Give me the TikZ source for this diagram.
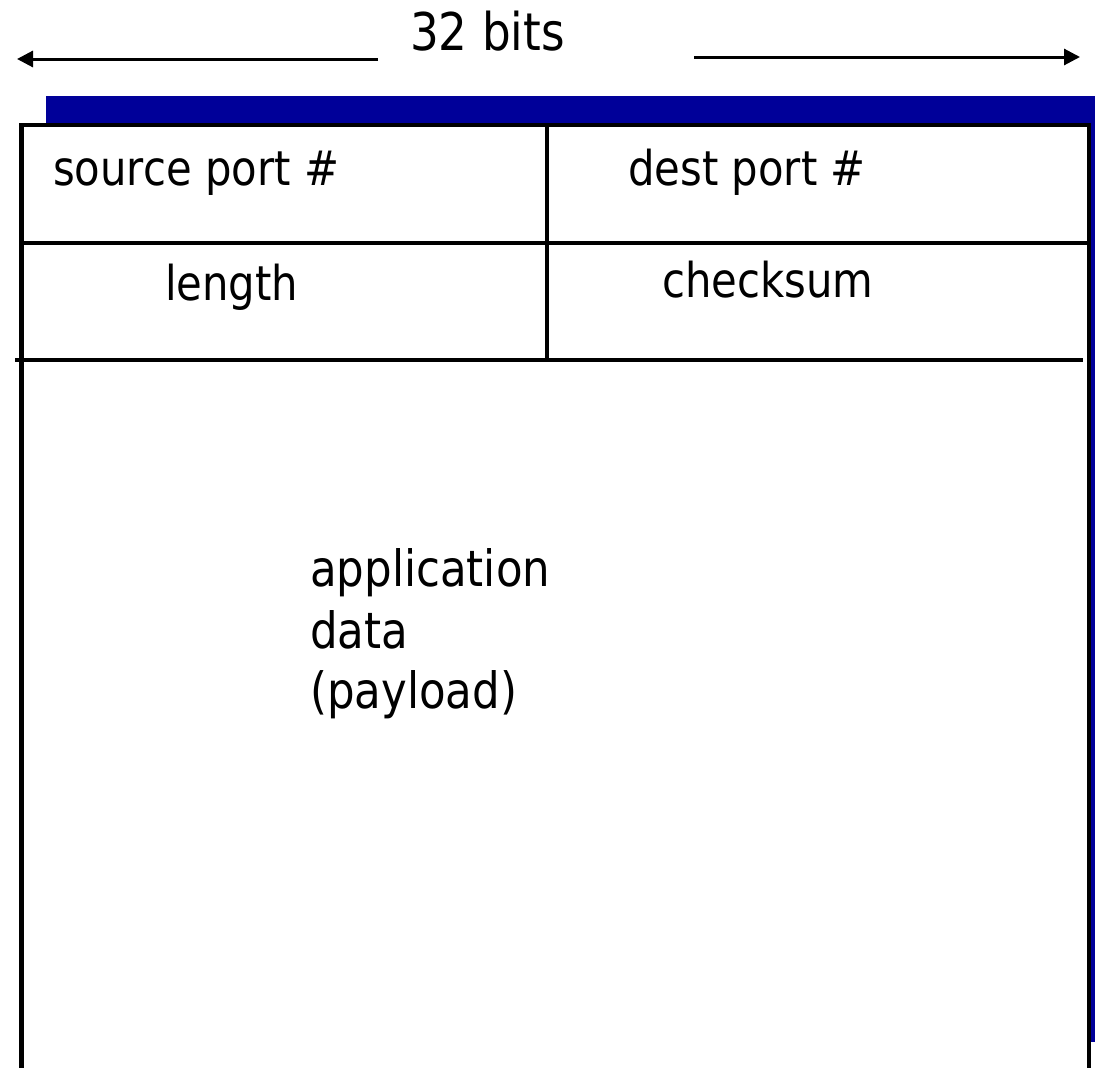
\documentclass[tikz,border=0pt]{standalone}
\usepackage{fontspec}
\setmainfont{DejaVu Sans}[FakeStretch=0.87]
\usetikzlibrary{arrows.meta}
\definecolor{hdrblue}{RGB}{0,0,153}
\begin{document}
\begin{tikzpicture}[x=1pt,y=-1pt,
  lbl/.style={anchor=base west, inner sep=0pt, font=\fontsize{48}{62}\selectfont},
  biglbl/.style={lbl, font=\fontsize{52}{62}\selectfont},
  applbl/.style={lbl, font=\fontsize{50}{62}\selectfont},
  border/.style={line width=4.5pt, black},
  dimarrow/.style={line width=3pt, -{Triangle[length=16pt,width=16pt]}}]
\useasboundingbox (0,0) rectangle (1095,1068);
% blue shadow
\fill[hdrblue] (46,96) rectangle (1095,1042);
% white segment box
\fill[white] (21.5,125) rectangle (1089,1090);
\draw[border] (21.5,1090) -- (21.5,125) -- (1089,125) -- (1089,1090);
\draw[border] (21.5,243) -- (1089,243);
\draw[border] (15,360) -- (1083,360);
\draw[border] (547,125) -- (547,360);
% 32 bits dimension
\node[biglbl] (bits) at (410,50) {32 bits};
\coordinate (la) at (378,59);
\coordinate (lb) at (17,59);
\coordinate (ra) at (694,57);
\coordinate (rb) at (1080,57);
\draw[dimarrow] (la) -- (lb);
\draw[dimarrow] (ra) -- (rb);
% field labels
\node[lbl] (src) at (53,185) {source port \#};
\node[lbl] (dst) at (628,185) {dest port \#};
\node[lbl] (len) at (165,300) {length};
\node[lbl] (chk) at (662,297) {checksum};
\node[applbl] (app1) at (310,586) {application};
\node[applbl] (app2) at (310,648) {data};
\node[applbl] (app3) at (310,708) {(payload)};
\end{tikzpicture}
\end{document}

__To be done__
All of the material above should be reproduced exactly, except the pictures.

__Result__
Give me the TikZ source for this diagram.
\documentclass[tikz,border=0pt]{standalone}
\usepackage{fontspec}
\setmainfont{DejaVu Sans}[FakeStretch=0.87]
\usetikzlibrary{arrows.meta}
\definecolor{hdrblue}{RGB}{0,0,153}
\begin{document}
\begin{tikzpicture}[x=1pt,y=-1pt,
  lbl/.style={anchor=base west, inner sep=0pt, font=\fontsize{48}{62}\selectfont},
  biglbl/.style={lbl, font=\fontsize{52}{62}\selectfont},
  applbl/.style={lbl, font=\fontsize{50}{62}\selectfont},
  border/.style={line width=4.5pt, black},
  dimarrow/.style={line width=3pt, -{Triangle[length=16pt,width=16pt]}}]
\useasboundingbox (0,0) rectangle (1095,1068);
% blue shadow
\fill[hdrblue] (46,96) rectangle (1095,1042);
% white segment box
\fill[white] (21.5,125) rectangle (1089,1090);
\draw[border] (21.5,1090) -- (21.5,125) -- (1089,125) -- (1089,1090);
\draw[border] (21.5,243) -- (1089,243);
\draw[border] (15,360) -- (1083,360);
\draw[border] (547,125) -- (547,360);
% 32 bits dimension
\node[biglbl] (bits) at (410,50) {32 bits};
\coordinate (la) at (378,59);
\coordinate (lb) at (17,59);
\coordinate (ra) at (694,57);
\coordinate (rb) at (1080,57);
\draw[dimarrow] (la) -- (lb);
\draw[dimarrow] (ra) -- (rb);
% field labels
\node[lbl] (src) at (53,185) {source port \#};
\node[lbl] (dst) at (628,185) {dest port \#};
\node[lbl] (len) at (165,300) {length};
\node[lbl] (chk) at (662,297) {checksum};
\node[applbl] (app1) at (310,586) {application};
\node[applbl] (app2) at (310,648) {data};
\node[applbl] (app3) at (310,708) {(payload)};
\end{tikzpicture}
\end{document}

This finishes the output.